On sait que le bois offre une grande résistance aux efforts exercés dans le sens de la longueur des pièces : l'idée d'employer cette matière à la construction des chaînes des ponts suspendus, se présentait naturellement. Des chaînes en bois, seraient aussi légères et beaucoup moins coûteuses que les chaînes en fer; mais, dans les ponts construits de cette manière, les oscillations dues à l'élasticité des matériaux, seraient plus sensibles.

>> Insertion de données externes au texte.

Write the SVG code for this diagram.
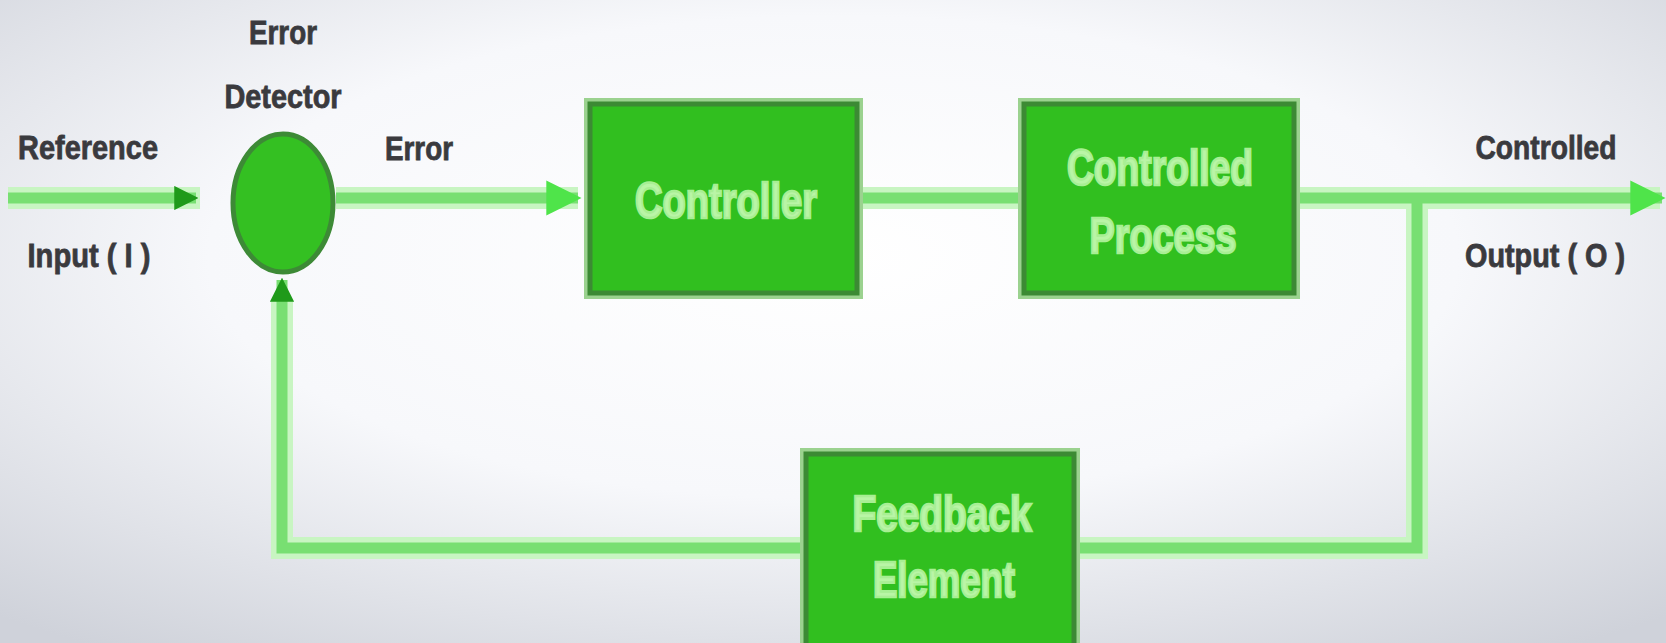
<svg xmlns="http://www.w3.org/2000/svg" width="1666" height="643" viewBox="0 0 1666 643">
<defs>
<radialGradient id="bg" cx="0.5" cy="0.4" r="0.75">
<stop offset="0" stop-color="#ffffff"/>
<stop offset="0.5" stop-color="#f7f8fb"/>
<stop offset="1" stop-color="#cfd2da"/>
</radialGradient>
<marker id="arr" viewBox="0 0 10 10" refX="9" refY="5" markerWidth="3.2" markerHeight="3.2" orient="auto" markerUnits="strokeWidth">
<path d="M0,0 L10,5 L0,10 z" fill="#4fe44a"/>
</marker>
<marker id="arrs" viewBox="0 0 10 10" refX="9" refY="5" markerWidth="2.2" markerHeight="2.2" orient="auto" markerUnits="strokeWidth">
<path d="M0,0 L10,5 L0,10 z" fill="#1f9a1a"/>
</marker>
</defs>
<style>
.glow{fill:none;stroke:#c8f5c2;stroke-width:22;stroke-linejoin:miter}
.wire{fill:none;stroke:#78df72;stroke-width:11;stroke-linejoin:miter}
.box{fill:#31bf1f;stroke:#3c8a34;stroke-width:5}
.boxedge{fill:none;stroke:#9bd28f;stroke-width:4}
.lbl{font-family:"Liberation Sans",Arial,sans-serif;font-weight:bold;font-size:33px;fill:#3a3a3e;stroke:#3a3a3e;stroke-width:0.8;text-anchor:middle}
.btxt{font-family:"Liberation Sans",Arial,sans-serif;font-weight:bold;font-size:50px;fill:#b9f5a6;stroke:#a8ef94;stroke-width:2.6;text-anchor:middle}
</style>
<rect width="1666" height="643" fill="url(#bg)"/>
<g id="connectors">
<path class="glow" d="M8,198 H200"/>
<path class="glow" d="M336,198 H578"/>
<path class="glow" d="M860,198 H1022"/>
<path class="glow" d="M1297,198 H1660"/>
<path class="glow" d="M1417,198 V548 H1076"/>
<path class="glow" d="M804,548 H282 V300"/>
<path class="wire" d="M8,198 H196" marker-end="url(#arrs)"/>
<path class="wire" d="M336,198 H578" marker-end="url(#arr)"/>
<path class="wire" d="M860,198 H1022"/>
<path class="wire" d="M1297,198 H1662" marker-end="url(#arr)"/>
<path class="wire" d="M1417,198 V548 H1076"/>
<path class="wire" d="M804,548 H282 V280" marker-end="url(#arrs)"/>
</g>
<g id="labels">
<text class="lbl" x="88" y="159" textLength="140" lengthAdjust="spacingAndGlyphs">Reference</text>
<text class="lbl" x="89" y="267" textLength="123" lengthAdjust="spacingAndGlyphs">Input ( I )</text>
<text class="lbl" x="283" y="44" textLength="68" lengthAdjust="spacingAndGlyphs">Error</text>
<text class="lbl" x="283" y="108" textLength="117" lengthAdjust="spacingAndGlyphs">Detector</text>
<text class="lbl" x="419" y="160" textLength="68" lengthAdjust="spacingAndGlyphs">Error</text>
<text class="lbl" x="1546" y="159" textLength="141" lengthAdjust="spacingAndGlyphs">Controlled</text>
<text class="lbl" x="1545" y="267" textLength="160" lengthAdjust="spacingAndGlyphs">Output ( O )</text>
</g>
<g id="error-detector">
<ellipse cx="283" cy="203" rx="50" ry="69" fill="#34c022" stroke="#3d8a36" stroke-width="5"/>
</g>
<g id="controller">
<rect class="boxedge" x="586" y="100" width="275" height="197"/>
<rect class="box" x="590" y="104" width="267" height="189"/>
<text class="btxt" x="726" y="218" textLength="182" lengthAdjust="spacingAndGlyphs">Controller</text>
</g>
<g id="controlled-process">
<rect class="boxedge" x="1020" y="100" width="278" height="197"/>
<rect class="box" x="1024" y="104" width="270" height="189"/>
<text class="btxt" x="1160" y="185" textLength="186" lengthAdjust="spacingAndGlyphs">Controlled</text>
<text class="btxt" x="1163" y="253" textLength="147" lengthAdjust="spacingAndGlyphs">Process</text>
</g>
<g id="feedback-element">
<rect class="boxedge" x="802" y="450" width="276" height="200"/>
<rect class="box" x="806" y="454" width="268" height="200"/>
<text class="btxt" x="942" y="531" textLength="179" lengthAdjust="spacingAndGlyphs">Feedback</text>
<text class="btxt" x="944" y="597" textLength="142" lengthAdjust="spacingAndGlyphs">Element</text>
</g>
</svg>
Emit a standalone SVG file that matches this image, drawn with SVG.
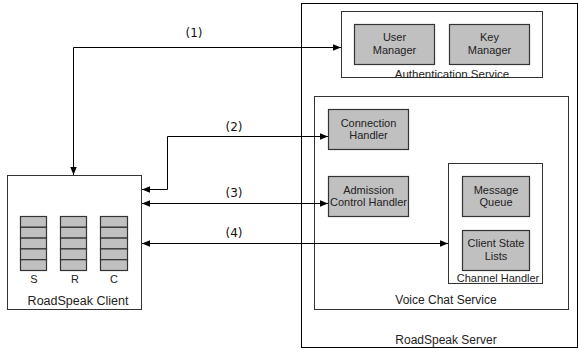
<svg xmlns="http://www.w3.org/2000/svg" width="579" height="354" viewBox="0 0 579 354">
<defs>
<marker id="ah" viewBox="0 0 10 10" refX="10" refY="5" markerWidth="8" markerHeight="8" markerUnits="userSpaceOnUse" orient="auto-start-reverse">
<path d="M0,1 L10,5 L0,9 Z" fill="#000"/>
</marker>
<style>
.box{fill:#fff;stroke:#333;stroke-width:1}
.srv{fill:#fff;stroke:#000;stroke-width:1}
.g{fill:#c0c0c0;stroke:#333;stroke-width:1.2}
.t{font-family:"Liberation Sans",Arial,sans-serif;font-size:11px;fill:#222;text-anchor:middle}
.l{font-family:"DejaVu Sans","Liberation Sans",sans-serif;font-size:12px;fill:#111;text-anchor:middle}
.c{fill:none;stroke:#000;stroke-width:1}
</style>
</defs>
<rect width="579" height="354" fill="#fff"/>
<g id="server">
<rect class="srv" x="301.5" y="3.5" width="276" height="344"/>
<text class="t" x="446" y="344" style="font-size:12px">RoadSpeak Server</text>
</g>
<g id="auth">
<rect class="box" x="341.5" y="11.5" width="201" height="66"/>
<text class="t" x="452" y="78" style="font-size:11.5px">Authentication Service</text>
</g>
<g id="user-manager">
<rect class="g" x="354.5" y="24.5" width="80" height="40"/>
<text class="t" x="394.5" y="41">User</text>
<text class="t" x="394.5" y="54">Manager</text>
</g>
<g id="key-manager">
<rect class="g" x="449.5" y="24.5" width="80" height="40"/>
<text class="t" x="489.5" y="41">Key</text>
<text class="t" x="489.5" y="54">Manager</text>
</g>
<g id="voice-chat">
<rect class="box" x="314.5" y="96.5" width="254" height="213"/>
<text class="t" x="446" y="304" style="font-size:12px">Voice Chat Service</text>
</g>
<g id="connection-handler">
<rect class="g" x="328.5" y="109.5" width="80" height="40"/>
<text class="t" x="368.5" y="127">Connection</text>
<text class="t" x="368.5" y="139">Handler</text>
</g>
<g id="admission-handler">
<rect class="g" x="328.5" y="176.5" width="80" height="40"/>
<text class="t" x="368.5" y="194">Admission</text>
<text class="t" x="368.5" y="206">Control Handler</text>
</g>
<g id="channel-handler">
<rect class="box" x="448.5" y="163.5" width="94" height="120"/>
<text class="t" x="498" y="282">Channel Handler</text>
</g>
<g id="message-queue">
<rect class="g" x="462.5" y="176.5" width="67" height="40"/>
<text class="t" x="496" y="194">Message</text>
<text class="t" x="496" y="206">Queue</text>
</g>
<g id="client-state">
<rect class="g" x="462.5" y="230.5" width="67" height="40"/>
<text class="t" x="496" y="247">Client State</text>
<text class="t" x="496" y="260">Lists</text>
</g>
<g id="client">
<rect class="box" x="7.5" y="175.5" width="134" height="134"/>
<text class="t" x="78" y="305" style="font-size:12.5px">RoadSpeak Client</text>
<g class="g">
<rect x="20.5" y="216.5" width="26" height="10.8"/><rect x="20.5" y="227.3" width="26" height="10.8"/><rect x="20.5" y="238.1" width="26" height="10.8"/><rect x="20.5" y="248.9" width="26" height="10.8"/><rect x="20.5" y="259.7" width="26" height="10.8"/>
<rect x="60.5" y="216.5" width="26" height="10.8"/><rect x="60.5" y="227.3" width="26" height="10.8"/><rect x="60.5" y="238.1" width="26" height="10.8"/><rect x="60.5" y="248.9" width="26" height="10.8"/><rect x="60.5" y="259.7" width="26" height="10.8"/>
<rect x="100.5" y="216.5" width="27" height="10.8"/><rect x="100.5" y="227.3" width="27" height="10.8"/><rect x="100.5" y="238.1" width="27" height="10.8"/><rect x="100.5" y="248.9" width="27" height="10.8"/><rect x="100.5" y="259.7" width="27" height="10.8"/>
</g>
<text class="t" x="34" y="283">S</text>
<text class="t" x="75" y="283">R</text>
<text class="t" x="114" y="283">C</text>
</g>
<g id="connectors">
<path class="c" d="M73.5,175 L73.5,47.5 L341,47.5" marker-start="url(#ah)" marker-end="url(#ah)"/>
<path class="c" d="M328,136.5 L167.5,136.5 L167.5,189.5 L142,189.5" marker-start="url(#ah)" marker-end="url(#ah)"/>
<path class="c" d="M142,203.5 L328,203.5" marker-start="url(#ah)" marker-end="url(#ah)"/>
<path class="c" d="M142,243.5 L448,243.5" marker-start="url(#ah)" marker-end="url(#ah)"/>
<text class="l" x="194" y="37">(1)</text>
<text class="l" x="234" y="131">(2)</text>
<text class="l" x="234" y="197">(3)</text>
<text class="l" x="234" y="237">(4)</text>
</g>
</svg>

La courbure que les chaînes affectent, lorsqu'elles se mettent en équilibre sous l'action du poids du plancher, diffère très-peu de la parabole. Cette courbure est altérée lors du passage des voitures. Ces altérations et les effets des secousses imprimées au plancher ont été soumis au calcul. On ne peut entrer ici sur ce sujet dans des détails qu'il faut chercher dans le mémoire de M. Navier. Nous remarquerons seulement que la connaissance des lois qu'il a reconnues est indispensable pour régler convenablement les proportions des ponts suspendus. La conclusion la plus générale et la plus importante, à laquelle on se trouve conduit par ces recherches, est que les effets qui peuvent être à craindre, tels que la flexion du plancher sous le poids des voitures, l'étendue et la rapidité des oscillations et des vibrations, demeurent les mêmes, ou deviennent moins sensibles, lorsque l'ouverture des arches augmente. Ainsi la difficulté de ces constructions diminue quand l'étendue des

arches devient plus considérable, et le succès est d'autant mieux assuré, que l'entreprise est plus grande et semble plus hardie.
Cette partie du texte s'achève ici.